The following descriptions outline what your child should know and be able to do at this grade level.


Numbers and Operations

This topic includes skills related to operations like addition, subtraction, multiplication, and division. Students must be able to use these operations and understand how they relate to each other. Students must also grasp an overall understanding of numbers, including ways of representing numbers and relationships among numbers and number systems. Finally, students must be able to make reasonably accurate estimates.


Activity: Calculate Taxes and Tips

Encourage your child to look for integers, fractions, and decimals in familiar places. For example, your child can practice working with percents in everyday situations involving sales tax, discounts, and tips. Whenever your child accompanies you to the store, have her estimate the amount of tax that will be added. Your child can also help you determine the amount that a waiter should be tipped.



Measurement

This topic includes the basics of measurement, like finding distances using the customary and metric measurement systems and measuring and comparing angles. As students progress through this topic, they must apply the appropriate tools and techniques, and formulas to determine measurements.


Activity: Frame a Picture

When opportunities arise in your home to think about perimeter, area, and volume, ask your child to get involved. For example, if you want to frame a picture, what information do you need? The size of the picture matters, but what aspect of size? The area or perimeter? And should the measurement of the frame be exactly the same size as the picture? When making orange juice from concentrate, can your child help you determine what size of pitcher to use?



Geometry

This topic includes skills related to shapes. Students must identify and classify two- and three-dimensional shapes. Students must also use the characteristics of these figures in problem solving situations. As they progress through this topic, students will also apply the rules of congruence, correspondence, and similarity to solve problems.

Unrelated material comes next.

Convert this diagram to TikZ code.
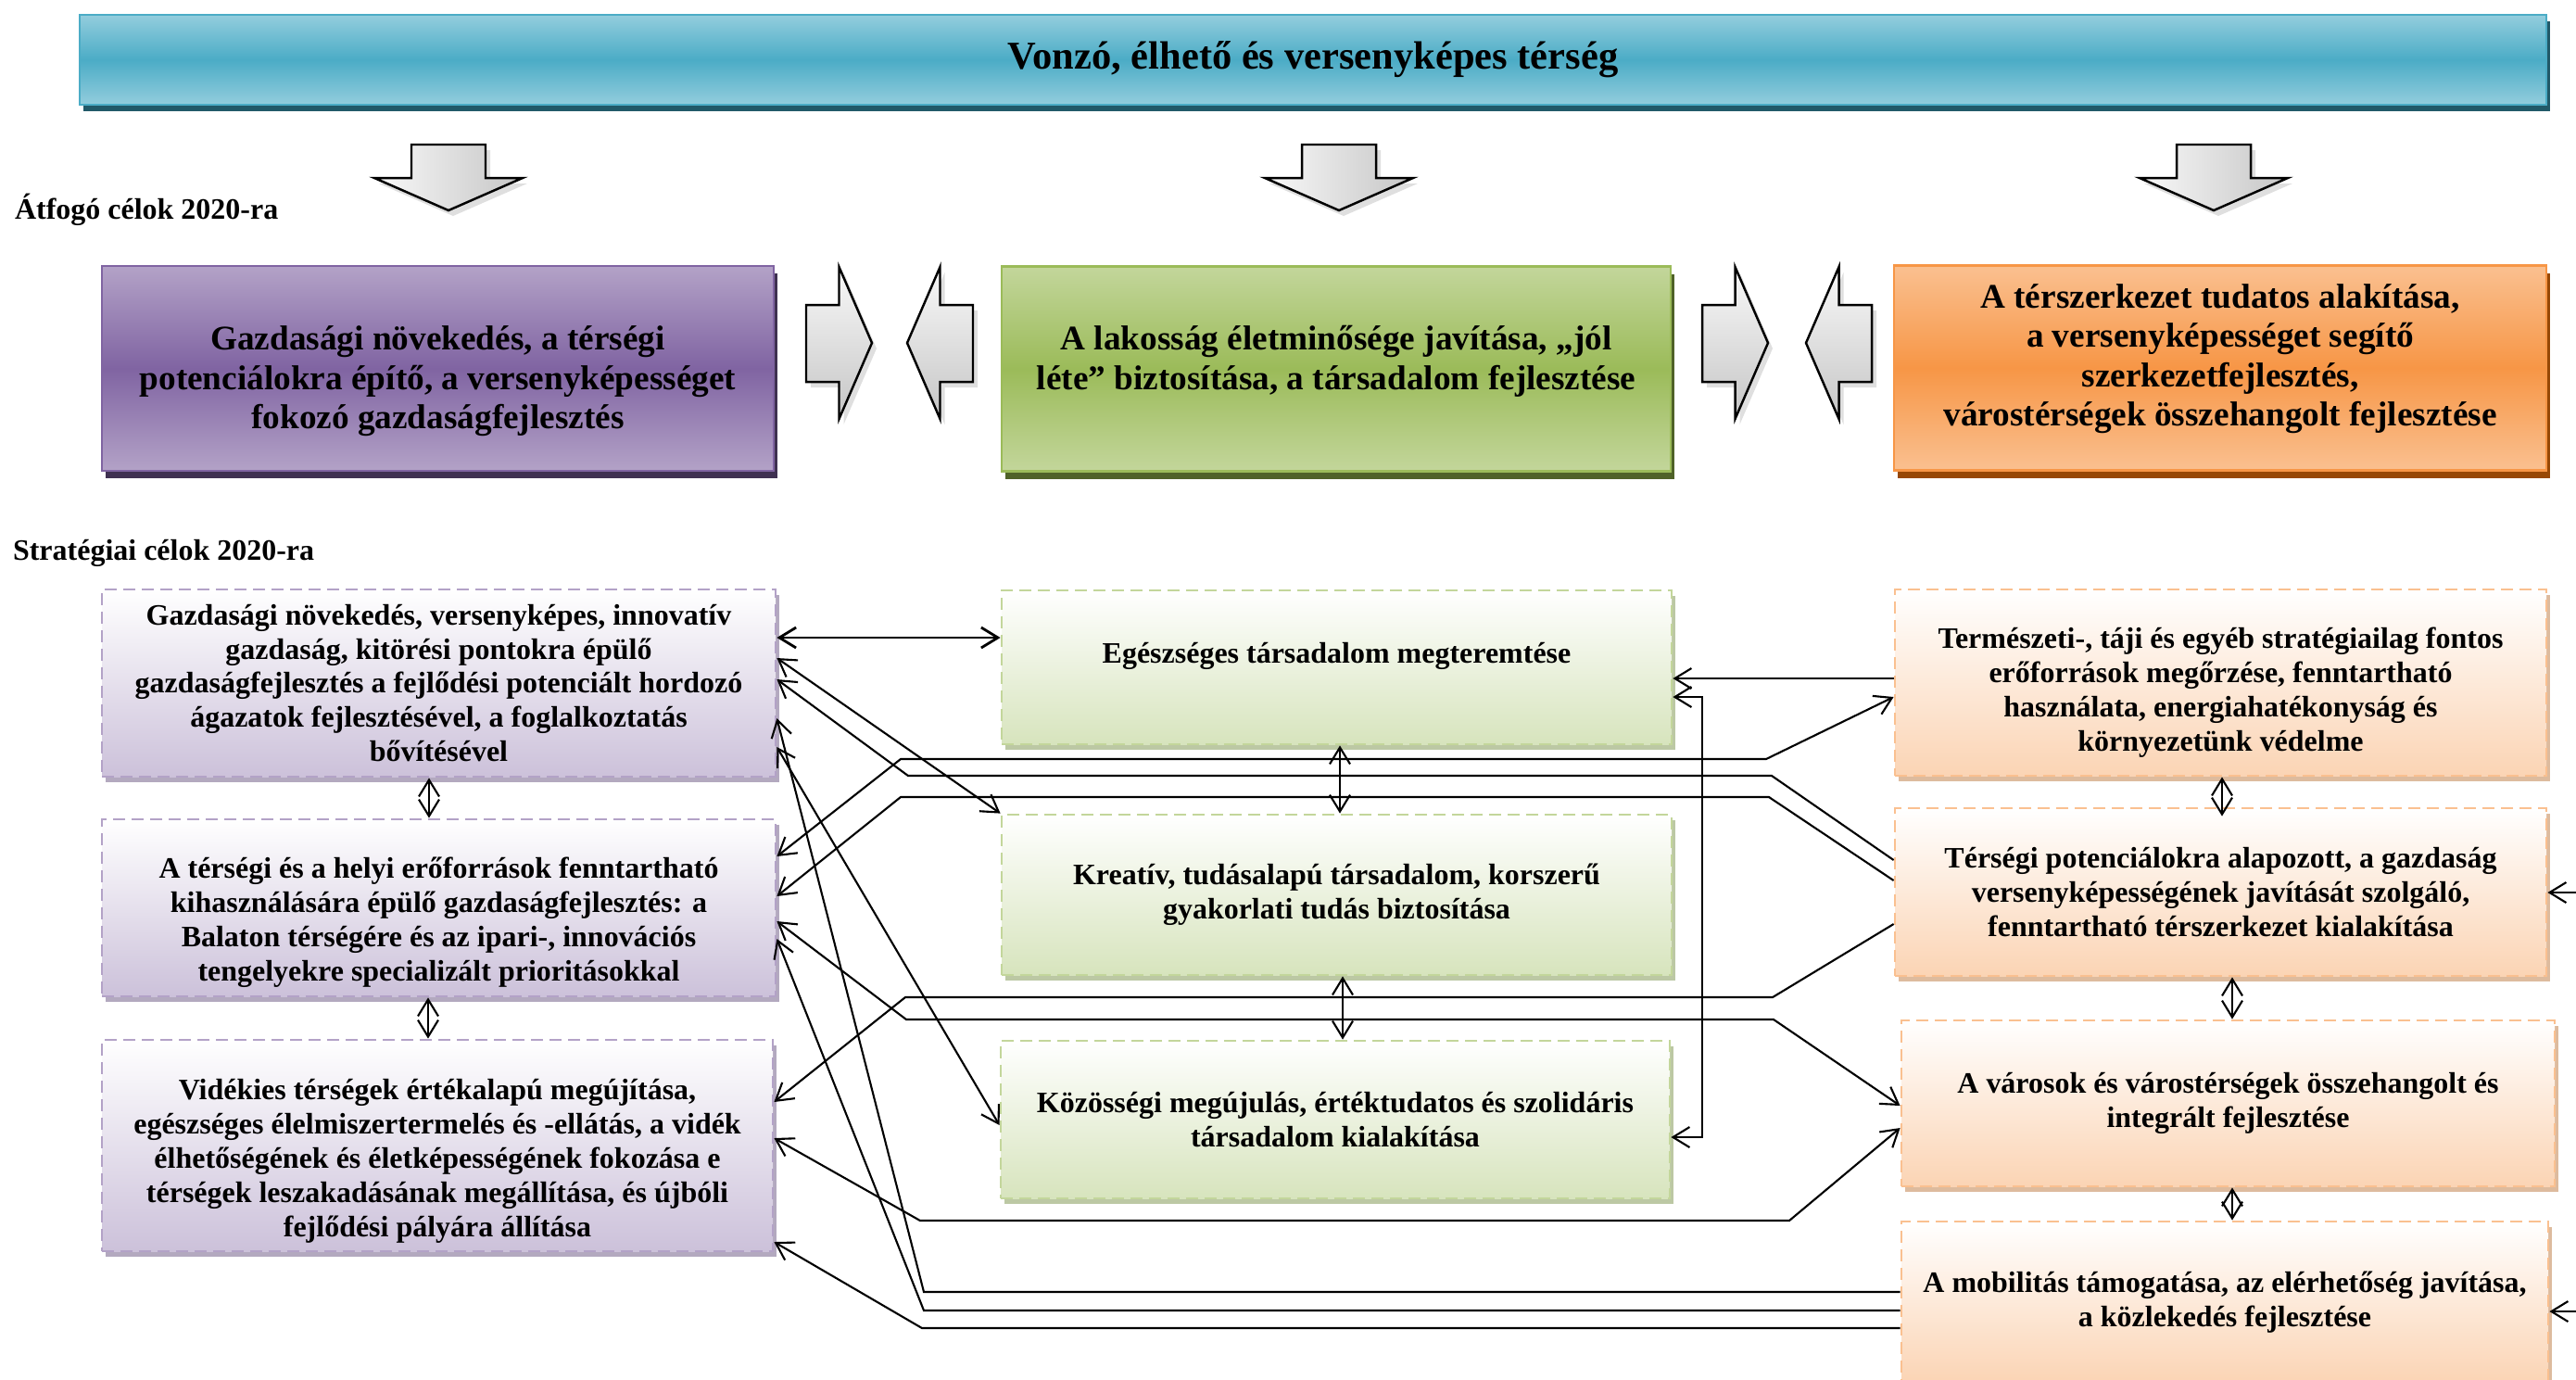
\documentclass[tikz,border=0pt]{standalone}
\usepackage{fontspec}
\setmainfont{Liberation Serif}
\usetikzlibrary{arrows.meta, shadows}

\definecolor{tealmain}{HTML}{4BACC6}
\definecolor{teallight}{HTML}{93CDDD}
\definecolor{tealdark}{HTML}{215968}
\definecolor{purplemain}{HTML}{8064A2}
\definecolor{purplelight}{HTML}{B3A2C7}
\definecolor{purpledark}{HTML}{3F3151}
\definecolor{purplepale}{HTML}{CCC1DA}
\definecolor{greenmain}{HTML}{9BBB59}
\definecolor{greenlight}{HTML}{C3D69B}
\definecolor{greendark}{HTML}{4F6228}
\definecolor{greenpale}{HTML}{D7E4BD}
\definecolor{orangemain}{HTML}{F79646}
\definecolor{orangelight}{HTML}{FAC090}
\definecolor{orangedark}{HTML}{974806}
\definecolor{orangepale}{HTML}{FBD4B4}

\begin{document}
\begin{tikzpicture}[line width=0.6pt, font=\bfseries,
	>={Straight Barb[length=1.8mm,width=2.2mm]},
	visionbox/.style={draw=tealmain, line width=0.8pt, top color=teallight, bottom color=teallight, middle color=tealmain, minimum width=26.62cm, minimum height=0.97cm, inner sep=0pt, font=\bfseries\fontsize{12.1}{14}\selectfont, drop shadow={shadow xshift=0.4mm, shadow yshift=-0.7mm, fill=tealdark, opacity=1}},
	goalbox/.style={draw=#1main, line width=0.8pt, top color=#1light, bottom color=#1light, middle color=#1main, minimum height=2.21cm, inner sep=0pt, align=center, font=\bfseries\fontsize{10.6}{12.1}\selectfont, drop shadow={shadow xshift=0.4mm, shadow yshift=-0.8mm, fill=#1dark, opacity=1}},
	goaltext/.style={inner sep=0pt, align=center, font=\bfseries\fontsize{10.6}{12.1}\selectfont},
	aimbox/.style={draw=#1light, line width=0.8pt, dash pattern=on 1.3mm off 0.7mm, top color=white, bottom color=#1pale, inner sep=0pt, align=center, font=\bfseries\fontsize{9.1}{10.5}\selectfont, drop shadow={shadow xshift=0.4mm, shadow yshift=-0.6mm, fill=#1main!60!gray, opacity=0.6}},
	aimtext/.style={inner sep=0pt, align=center, font=\bfseries\fontsize{9.1}{10.5}\selectfont},
	blockarrow/.style={draw=black, line width=0.7pt, drop shadow={shadow xshift=0.5mm, shadow yshift=-0.6mm, opacity=0.25}},
	levellabel/.style={inner sep=0pt, font=\bfseries\fontsize{9.1}{11}\selectfont}]
	\useasboundingbox (0,0) rectangle (27.8,-14.88);

	\node[visionbox] (vision) at (14.17,-0.645) {Vonzó, élhető és versenyképes térség};
	\foreach \cx in {4.84,14.45,23.89}
		\draw[blockarrow, left color=gray!5, right color=gray!45] (\cx-0.40,-1.56) -- (\cx+0.40,-1.56) -- (\cx+0.40,-1.92) -- (\cx+0.80,-1.92) -- (\cx,-2.27) -- (\cx-0.80,-1.92) -- (\cx-0.40,-1.92) -- cycle;

	\node[levellabel, anchor=base west] (lblA) at (0.15,-2.36) {Átfogó célok 2020-ra};
	\node[goalbox=purple, minimum width=7.25cm, label={[goaltext, yshift=-1.4mm]center:{Gazdasági növekedés, a térségi\\potenciálokra építő, a versenyképességet\\fokozó gazdaságfejlesztés}}] (G1) at (4.725,-3.975) {};
	\node[goalbox=green, minimum width=7.22cm, label={[goaltext, yshift=0.8mm]center:{A lakosság életminősége javítása, „jól\\léte” biztosítása, a társadalom fejlesztése}}] (G2) at (14.42,-3.98) {};
	\node[goalbox=orange, minimum width=7.04cm, label={[goaltext, yshift=1mm]center:{A térszerkezet tudatos alakítása,\\a versenyképességet segítő\\szerkezetfejlesztés,\\várostérségek összehangolt fejlesztése}}] (G3) at (23.96,-3.97) {};
	\foreach \ax in {8.70,18.37}
		\draw[blockarrow, top color=gray!5, bottom color=gray!45] (\ax,-3.29) -- (\ax+0.355,-3.29) -- (\ax+0.355,-2.88) -- (\ax+0.71,-3.70) -- (\ax+0.355,-4.52) -- (\ax+0.355,-4.12) -- (\ax,-4.12) -- cycle;
	\foreach \tx in {9.79,19.49}
		\draw[blockarrow, top color=gray!5, bottom color=gray!45] (\tx,-3.70) -- (\tx+0.355,-2.88) -- (\tx+0.355,-3.29) -- (\tx+0.71,-3.29) -- (\tx+0.71,-4.12) -- (\tx+0.355,-4.12) -- (\tx+0.355,-4.52) -- cycle;

	\node[levellabel, anchor=base west] (lblB) at (0.13,-6.04) {Stratégiai célok 2020-ra};
	\node[aimbox=purple, minimum width=7.27cm, minimum height=2.02cm] (L1) at (4.735,-7.37) {Gazdasági növekedés, versenyképes, innovatív\\gazdaság, kitörési pontokra épülő\\gazdaságfejlesztés a fejlődési potenciált hordozó\\ágazatok fejlesztésével, a foglalkoztatás\\bővítésével};
	\node[aimbox=purple, minimum width=7.27cm, minimum height=1.91cm, label={[aimtext, yshift=-1.6mm]center:{A térségi és a helyi erőforrások fenntartható\\kihasználására épülő gazdaságfejlesztés: a\\Balaton térségére és az ipari-, innovációs\\tengelyekre specializált prioritásokkal}}] (L2) at (4.735,-9.795) {};
	\node[aimbox=purple, minimum width=7.24cm, minimum height=2.28cm, label={[aimtext, yshift=-1.7mm]center:{Vidékies térségek értékalapú megújítása,\\egészséges élelmiszertermelés és -ellátás, a vidék\\élhetőségének és életképességének fokozása e\\térségek leszakadásának megállítása, és újbóli\\fejlődési pályára állítása}}] (L3) at (4.72,-12.36) {};
	\node[aimbox=green, minimum width=7.23cm, minimum height=1.66cm, label={[aimtext, yshift=1.2mm]center:{Egészséges társadalom megteremtése}}] (M1) at (14.425,-7.20) {};
	\node[aimbox=green, minimum width=7.23cm, minimum height=1.73cm] (M2) at (14.425,-9.655) {Kreatív, tudásalapú társadalom, korszerű\\gyakorlati tudás biztosítása};
	\node[aimbox=green, minimum width=7.22cm, minimum height=1.70cm] (M3) at (14.41,-12.08) {Közösségi megújulás, értéktudatos és szolidáris\\társadalom kialakítása};
	\node[aimbox=orange, minimum width=7.03cm, minimum height=2.01cm, label={[aimtext, yshift=-1.1mm]center:{Természeti-, táji és egyéb stratégiailag fontos\\erőforrások megőrzése, fenntartható\\használata, energiahatékonyság és\\környezetünk védelme}}] (R1) at (23.965,-7.365) {};
	\node[aimbox=orange, minimum width=7.03cm, minimum height=1.81cm] (R2) at (23.965,-9.625) {Térségi potenciálokra alapozott, a gazdaság\\versenyképességének javítását szolgáló,\\fenntartható térszerkezet kialakítása};
	\node[aimbox=orange, minimum width=7.05cm, minimum height=1.79cm] (R3) at (24.045,-11.905) {A városok és várostérségek összehangolt és\\integrált fejlesztése};
	\node[aimbox=orange, minimum width=6.98cm, minimum height=1.74cm] (R4) at (24.01,-14.05) {A mobilitás támogatása, az elérhetőség javítása,\\a közlekedés fejlesztése};

	\draw[<->] (L1.south -| 4.63,0) -- (L2.north -| 4.63,0);
	\draw[<->] (L2.south -| 4.62,0) -- (L3.north -| 4.62,0);
	\draw[<->] (M1.south -| 14.46,0) -- (M2.north -| 14.46,0);
	\draw[<->] (M2.south -| 14.49,0) -- (M3.north -| 14.49,0);
	\draw[<->, shorten >=-1mm] (R1.south -| 23.98,0) -- (R2.north -| 23.98,0);
	\draw[<->] (R2.south -| 24.09,0) -- (R3.north -| 24.09,0);
	\draw[<->] (R3.south -| 24.09,0) -- (R4.north -| 24.09,0);

	\draw[<->, line width=0.8pt] (L1.east |- 0,-6.88) -- (M1.west |- 0,-6.88);
	\draw[<->] (L1.east |- 0,-7.10) -- (M2.north west);
	\draw[<->] (L1.east |- 0,-8.06) -- (M3.west |- 0,-12.14);
	\draw[->] (R2.west |- 0,-9.28) -- (19.12,-8.37) -- (9.80,-8.37) -- (L1.east |- 0,-7.33);
	\draw[->] (R4.west |- 0,-13.94) -- (9.97,-13.94) -- (L1.east |- 0,-7.75);
	\draw[<->] (R1.west |- 0,-7.52) -- (19.06,-8.19) -- (9.72,-8.19) -- (L2.east |- 0,-9.24);
	\draw[->] (R2.west |- 0,-9.50) -- (19.09,-8.60) -- (9.72,-8.60) -- (L2.east |- 0,-9.67);
	\draw[<->] (L2.east |- 0,-9.94) -- (9.78,-11.00) -- (19.14,-11.00) -- (R3.west |- 0,-11.93);
	\draw[->] (R4.west |- 0,-14.14) -- (9.97,-14.14) -- (L2.east |- 0,-10.13);
	\draw[->] (R2.west |- 0,-9.97) -- (19.13,-10.76) -- (9.77,-10.76) -- (L3.east |- 0,-11.89);
	\draw[<->] (L3.east |- 0,-12.28) -- (9.93,-13.17) -- (19.31,-13.17) -- (R3.west |- 0,-12.17);
	\draw[->] (R4.west |- 0,-14.33) -- (9.95,-14.33) -- (L3.east |- 0,-13.40);
	\draw[->] (R1.west |- 0,-7.32) -- (M1.east |- 0,-7.32);
	\draw[<->] (M1.east |- 0,-7.52) -- (18.37,-7.52) -- (18.37,-12.27) -- (M3.east |- 0,-12.27);

	\coordinate (edgeA) at (27.8,-9.63);
	\coordinate (edgeB) at (27.8,-14.15);
	\draw[->] (edgeA) -- (R2.east |- edgeA);
	\draw[->] (edgeB) -- (R4.east |- edgeB);
\end{tikzpicture}
\end{document}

Activity: Practice Flips, Turns, and Slides

Part of understanding geometry is knowing how figures change when rotated, reflected, or translated. A good way to discover these relationships is by tracing a pattern in different ways on a piece of paper. Make a pattern out of cardboard or heavy paper and trace it onto a piece of paper. Turn it a quarter turn to the right and trace again. Slide it over to another position and trace a third time. Then flip it over and trace one last time. Have your child look at how the figure changes with each adjustment, and label each new image with "reflection," "translation," or "rotation."



Algebraic Concepts

This topic requires students to demonstrate an understanding of patterns, relations, and functions. Students must use numbers, symbols, words, tables, and graphs to represent mathematical situations. Students must also be able to describe or use models to represent mathematical situations.


Activity: Who Am I?

Play the simple game "Who am I?" Here's an example. "Five more than I am is 17. Who am I?" (The answer is 12.) Your child will need to work backwards to answer this question. You can make the game more difficult as you play it. A more difficult version is the following: Seven more than half of me is 13. Who am I? When your child gives an answer, make sure he or she puts it back into the original statement to check that it works.



Data Analysis and Probability

This topic requires students to use data to solve problems. Students will construct and read bar and line graphs. As they progress through this topic they will use more advanced data displays, like box-and-whisker plots and scatter plots. Students must make inferences and predictions based on data. Finally, they must understand and apply basic concepts of probability.


Activity: Find Data in the News

Ask your child to look at a graph in a newspaper or magazine and describe the information that is presented. How are the stated conclusions supported by the evidence in the graph? Sometimes conclusions are made that are not particularly evident in the data display. Encourage your child to be critical of these situations and to decide what reasonable conclusions can be drawn.